A Comeback for Kincaid


The last time I read a Jamaica Kincaid was in college, but with the recent release of her first novel in ten years and after hearing her brilliant words on NPR's City Arts and Lectures, I decided to read See Now Then.  This slim novel tells about the unraveling of the marriage of Mr. and Mrs. Sweet and their children Heracles and Persephone, who live in a small town in New England.  The novel is written in a very unique style which has a repetitious yet unique use of language that borders on magic realism.  Of Mrs. Sweet, Mr. Sweet says, "The sound of her voice, as she read to the young Heracles, made him want to kill her, take an ax (as a child, he lived in an apartment, and he had never seen such a thing) and chop off her head and then the rest of her body into little pieces..."  The book is filled with bitterness and vitriol, but is so unflinching and caustic that it demands the readers' attention.  Kincaid also writes of her son's tasks, which include both the mundane and the surreal, such as "wash the dishes...imprison the innocent in a dungeon...trap and then skin the she-fox...tie his shoelaces..."  Interestingly, we learn of Mrs.
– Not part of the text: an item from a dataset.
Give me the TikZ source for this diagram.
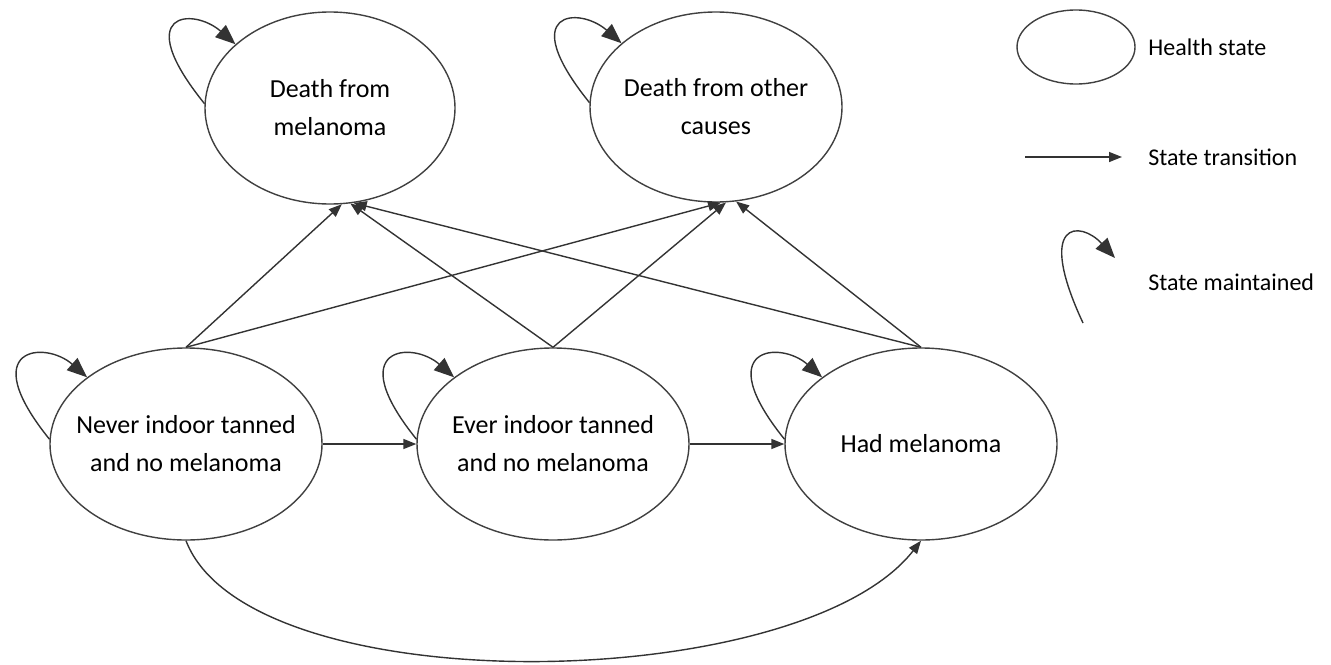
\documentclass[tikz,border=0pt]{standalone}
\usepackage{fontspec}
\setmainfont{Carlito}
\usetikzlibrary{arrows.meta,shapes.geometric}

\begin{document}
\begin{tikzpicture}[
  x=0.5pt,y=-0.5pt,
  state/.style={ellipse,draw=black!75,line width=0.7pt,align=center,
                inner xsep=-10pt,inner ysep=0pt,
                minimum width=136pt,minimum height=96pt,
                font=\fontsize{13}{19}\selectfont},
  flow/.style={-{Triangle[length=6.5pt,width=5pt]},line width=0.7pt,draw=black!80},
  keep/.style={-{Triangle[length=10pt,width=8pt]},line width=0.7pt,draw=black!80},
  keytext/.style={anchor=west,inner sep=0pt,font=\fontsize{12}{14}\selectfont}
]
\useasboundingbox (0,0) rectangle (1331,664);

% Absorbing states
\node[state,minimum width=125pt] (dm) at (330,108) {Death from\\melanoma};
\node[state,minimum width=126pt,minimum height=95pt] (do) at (716,107) {Death from other\\causes};

% Living states
\node[state] (n) at (186,444) {Never indoor tanned\\and no melanoma};
\node[state] (e) at (553,444) {Ever indoor tanned\\and no melanoma};
\node[state] (h) at (921,444) {Had melanoma};

% Staying in the same state
\foreach \s in {dm,do,n,e,h}
  \draw[keep] (\s.178) .. controls +(-75,-93) and +(-42,-37) .. (\s.146);

% Transitions
\draw[flow] (n) -- (e);
\draw[flow] (e) -- (h);
\draw[flow] (n.north) -- (dm.277);
\draw[flow] (n.north) -- (do.273);
\draw[flow] (e.north) -- (dm.282);
\draw[flow] (e.north) -- (do.276);
\draw[flow] (h.north) -- (dm.284);
\draw[flow] (h.north) -- (do.282);
\draw[flow] (n.south) .. controls +(63,164) and +(-121,155) .. (h.south);

% Key
\node[ellipse,draw=black!75,line width=0.7pt,minimum width=59pt,minimum height=37pt] (keyell) at (1076,47) {};
\node[keytext] (keystate) at (1148,47) {Health state};
\coordinate (keya) at (1025,157);
\coordinate (keyb) at (1122,157);
\draw[flow] (keya) -- (keyb);
\node[keytext] (keymove) at (1148,157) {State transition};
\coordinate (keyc) at (1083,323);
\coordinate (keyd) at (1115,258);
\draw[keep] (keyc) .. controls (1035,220) and (1080,220) .. (keyd);
\node[keytext] (keystay) at (1148,282) {State maintained};
\end{tikzpicture}
\end{document}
Sweet's first name about half way through the novel, which is Jamaica, which of course leaves the reader to wonder the extent of the autobiographical nature of this work.  About the Sweets' daughter, Kincaid writes, "The beautiful Peresephone grew strong and big, so big that she looked like an illustrated rabbit, caught, just before he was cooked, which would then satisfy the hunger of a small family named McGregor..." 

All in all, I feel this would have worked better as a short story.  Nonetheless, the writing is unique and it is refreshing (though depressing) to hear such an honest telling of a family irreparably torn apart and asunder.